Kale & Roasted Chicken Wraps
I do about half my work at a place we call VHQ or Vivian Howard headquarters. An old tire warehouse that my mother-in-law transformed into a loft-style apartment, VHQ has been my dream office for nearly two years now. Only 3 blocks from our restaurants, VHQ is where I test recipes, where I wrote my book, where I exercise, where we shoot portions of the show and more often than not, where I eat lunch.
Sometimes a made from scratch soup, sometimes a kitchen sink saute of leftovers from testing recipes and sometimes a salad so big a Whopper burger has fewer calories, Lunch at the Q is generally the highlight of our little team’s day. This blog is my account of some of the stuff we throw together in the name of a tasty, healthy lunch. Enjoy!
All measurements are only suggestions and are not true measurements. This is super casual cooking that anyone can do in their own kitchen.
Makes 5 wraps
INGREDIENTS
• Beets – 1 ½ cups of roughly chopped beets that have been cooked & peeled – canned or jarred beets can be used in a pinch
• Kale – 2 quarts (8 cups) washed, roughly chopped
• Blue Cheese – ¾ cup of large crumbles – goat cheese can be substituted
• Chicken Breasts – 2 breasts thinly sliced, from a roasted or a rotisserie chicken
If you have roasted your own chicken, add to the bowl the drippings from the resting plate (not the from the skillet that you will read about further down)
• Dried Cranberries – ¼ cup
• Orange – zest and juice from 1
• Lemon – juice from 1
• Seasoning – a pinch of pepper and a pinch of salt
• Extra Virgin Olive Oil – 2 ½ tablespoons
• Pecans – ½ cup
• Honey – ¼ cup
• Spinach Wraps (tortillas) - 5
DIRECTIONS
1). Mix – toss all the above ingredients (the kale mixture) except for the spinach wraps in a large mixing bowl with tongs.

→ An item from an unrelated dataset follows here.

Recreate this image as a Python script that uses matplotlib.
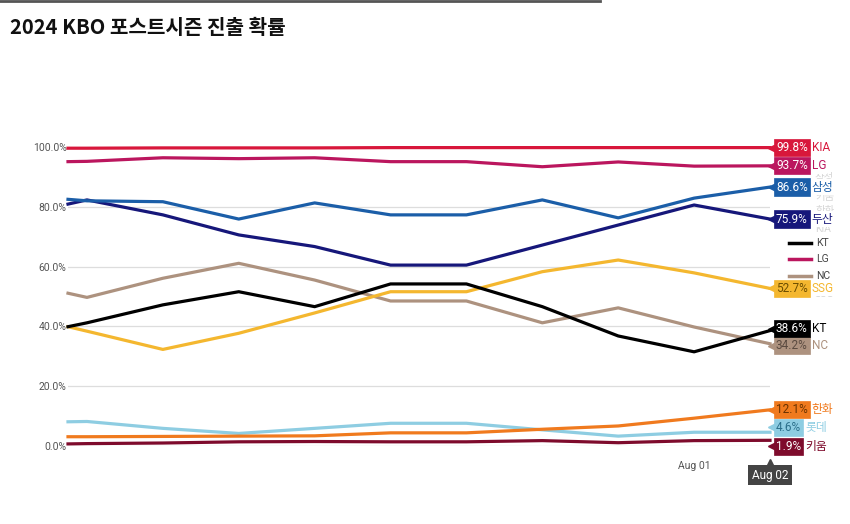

2). Preheat – heat up a panini or sandwich press. If you do not have a panini press, heat up a cast iron skillet on the stovetop, dry – no fat.
3). Put it Together – take out a spinach wrap (tortilla) and place about 1 ½ to 2 cups of the kale mixture into the center, long ways, on the wrap. Bring up the bottom edge of the wrap to the middle to cover the kale mixture, and then fold in the sides (just like a burrito). Finish rolling the wrap
4). Cook – Place rolled wrap into a dry pre-heated pan or a panini press on the wrap’s seam. The heating of the wrap helps to seal the wrap, heat up the contents and wilt the kale slightly. Let the wrap cook on its seam until it has browned well. If you are using a skillet instead of a sandwich press, be sure to turn over the wrap using tongs once it has browned well on the seamed side.
If you find that the tortilla breaks too much while you are rolling the salad mixture, you can microwave the empty wrap for 10 seconds or just heat it slightly in a pan to warm it and make it more pliable.
Making Roasted Chicken
Roasted chicken looks complicated and unapproachable, but is totally the easiest thing to do.
Preheat oven 475 F
1). Out of the Fridge – you’ll want to have your 3 pound chicken out of the fridge for about 2 hours, so that it gets close to room temperature.
2). Preheat Skillet in Oven – take a medium to large sized cast iron skillet and slide it into the oven to heat up while you season the chicken. Allow it to heat for about 10 minutes.
3). Season the Chicken – simply put the chicken (without any of the extra package juices) into a bowl, put a healthy pinch of salt and pepper on the chicken and a few tablespoons of olive oil. Rub the oil, salt and pepper all over the chicken.
4). Cook the Chicken – take the hot cast iron skillet out of the oven, put a drizzle of olive oil in the pan and place the chicken, breast side up into the skillet. Slide back into the oven at 475F for 45 minutes.
5). Let it Rest – when the cooking time is done and you have pulled the pan out of the oven, allow the chicken to rest in the pan for about 10 minutes and then transfer the whole chicken to a large plate to continue resting and cooling down slightly.
Whoa! Don’t toss out those drippings in the cast iron skillet!
You can take a hearty bread like sourdough or ciabatta, cut it up into inch-sized cubes and let it soak up all those good drippings. Then you can take those drippings cubes, put them on a pan with parchment paper and bake them at 400 F to the desired doneness to make fantastic croutons! You can even add these croutons to the salad mixture for the wrap recipe to make it even tastier.